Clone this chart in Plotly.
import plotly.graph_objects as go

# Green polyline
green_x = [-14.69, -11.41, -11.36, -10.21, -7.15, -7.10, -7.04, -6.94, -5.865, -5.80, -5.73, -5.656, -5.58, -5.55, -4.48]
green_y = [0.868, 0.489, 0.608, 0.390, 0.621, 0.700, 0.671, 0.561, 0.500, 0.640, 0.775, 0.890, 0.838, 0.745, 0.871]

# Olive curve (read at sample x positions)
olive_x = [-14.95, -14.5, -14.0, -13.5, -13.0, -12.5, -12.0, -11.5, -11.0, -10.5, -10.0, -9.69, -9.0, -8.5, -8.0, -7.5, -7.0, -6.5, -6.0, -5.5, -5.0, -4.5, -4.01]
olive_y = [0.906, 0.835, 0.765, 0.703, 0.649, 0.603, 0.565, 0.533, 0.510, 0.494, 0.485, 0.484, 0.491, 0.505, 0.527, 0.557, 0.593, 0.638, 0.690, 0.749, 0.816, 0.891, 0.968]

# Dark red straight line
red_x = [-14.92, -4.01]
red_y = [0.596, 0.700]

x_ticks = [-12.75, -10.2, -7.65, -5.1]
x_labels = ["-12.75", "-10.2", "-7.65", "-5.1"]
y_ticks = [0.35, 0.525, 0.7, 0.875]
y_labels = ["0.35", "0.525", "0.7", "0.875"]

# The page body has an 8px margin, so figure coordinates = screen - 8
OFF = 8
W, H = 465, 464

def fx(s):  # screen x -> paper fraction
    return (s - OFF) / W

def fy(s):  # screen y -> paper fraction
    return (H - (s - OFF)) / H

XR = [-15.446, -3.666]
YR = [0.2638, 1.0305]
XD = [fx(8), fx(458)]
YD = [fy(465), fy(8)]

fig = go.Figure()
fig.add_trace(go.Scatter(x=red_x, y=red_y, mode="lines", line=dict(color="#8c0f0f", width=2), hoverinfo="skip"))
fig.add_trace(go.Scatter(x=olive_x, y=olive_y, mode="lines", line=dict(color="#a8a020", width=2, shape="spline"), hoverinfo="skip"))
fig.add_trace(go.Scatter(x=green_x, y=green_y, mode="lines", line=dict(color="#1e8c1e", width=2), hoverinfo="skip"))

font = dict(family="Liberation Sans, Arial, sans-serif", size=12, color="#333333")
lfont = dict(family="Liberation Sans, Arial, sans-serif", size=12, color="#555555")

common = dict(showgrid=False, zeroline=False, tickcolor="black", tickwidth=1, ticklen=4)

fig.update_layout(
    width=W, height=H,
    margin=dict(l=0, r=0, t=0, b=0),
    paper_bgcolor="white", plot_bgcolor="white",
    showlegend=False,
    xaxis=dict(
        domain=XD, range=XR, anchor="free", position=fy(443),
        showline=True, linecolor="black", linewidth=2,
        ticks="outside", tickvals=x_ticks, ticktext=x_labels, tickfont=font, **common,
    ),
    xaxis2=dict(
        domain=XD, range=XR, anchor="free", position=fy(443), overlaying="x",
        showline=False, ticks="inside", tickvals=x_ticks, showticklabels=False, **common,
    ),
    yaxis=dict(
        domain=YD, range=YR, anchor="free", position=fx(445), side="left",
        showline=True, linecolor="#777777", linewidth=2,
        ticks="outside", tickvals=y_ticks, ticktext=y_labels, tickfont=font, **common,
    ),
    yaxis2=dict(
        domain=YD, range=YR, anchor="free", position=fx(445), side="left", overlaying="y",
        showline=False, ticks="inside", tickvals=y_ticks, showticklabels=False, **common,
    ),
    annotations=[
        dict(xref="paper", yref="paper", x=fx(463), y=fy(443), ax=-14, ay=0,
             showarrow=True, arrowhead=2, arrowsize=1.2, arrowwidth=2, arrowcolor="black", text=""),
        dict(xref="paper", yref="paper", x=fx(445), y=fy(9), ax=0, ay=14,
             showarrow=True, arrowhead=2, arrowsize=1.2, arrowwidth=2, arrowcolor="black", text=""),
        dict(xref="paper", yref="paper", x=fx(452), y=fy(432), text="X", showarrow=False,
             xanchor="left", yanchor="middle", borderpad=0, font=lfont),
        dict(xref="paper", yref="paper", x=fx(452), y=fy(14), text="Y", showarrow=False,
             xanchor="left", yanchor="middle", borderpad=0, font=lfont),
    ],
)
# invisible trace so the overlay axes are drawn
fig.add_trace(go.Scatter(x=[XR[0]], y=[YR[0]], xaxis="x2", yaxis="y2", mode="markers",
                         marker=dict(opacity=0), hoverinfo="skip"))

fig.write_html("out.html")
# # # # # # #
- **Exercise details**: Without changing anything, quote the lines from the top of the data to the line that contains "red_y = [0.596, 0.700]", including that line.

- **Correct result**:
Clone this chart in Plotly.
import plotly.graph_objects as go

# Green polyline
green_x = [-14.69, -11.41, -11.36, -10.21, -7.15, -7.10, -7.04, -6.94, -5.865, -5.80, -5.73, -5.656, -5.58, -5.55, -4.48]
green_y = [0.868, 0.489, 0.608, 0.390, 0.621, 0.700, 0.671, 0.561, 0.500, 0.640, 0.775, 0.890, 0.838, 0.745, 0.871]

# Olive curve (read at sample x positions)
olive_x = [-14.95, -14.5, -14.0, -13.5, -13.0, -12.5, -12.0, -11.5, -11.0, -10.5, -10.0, -9.69, -9.0, -8.5, -8.0, -7.5, -7.0, -6.5, -6.0, -5.5, -5.0, -4.5, -4.01]
olive_y = [0.906, 0.835, 0.765, 0.703, 0.649, 0.603, 0.565, 0.533, 0.510, 0.494, 0.485, 0.484, 0.491, 0.505, 0.527, 0.557, 0.593, 0.638, 0.690, 0.749, 0.816, 0.891, 0.968]

# Dark red straight line
red_x = [-14.92, -4.01]
red_y = [0.596, 0.700]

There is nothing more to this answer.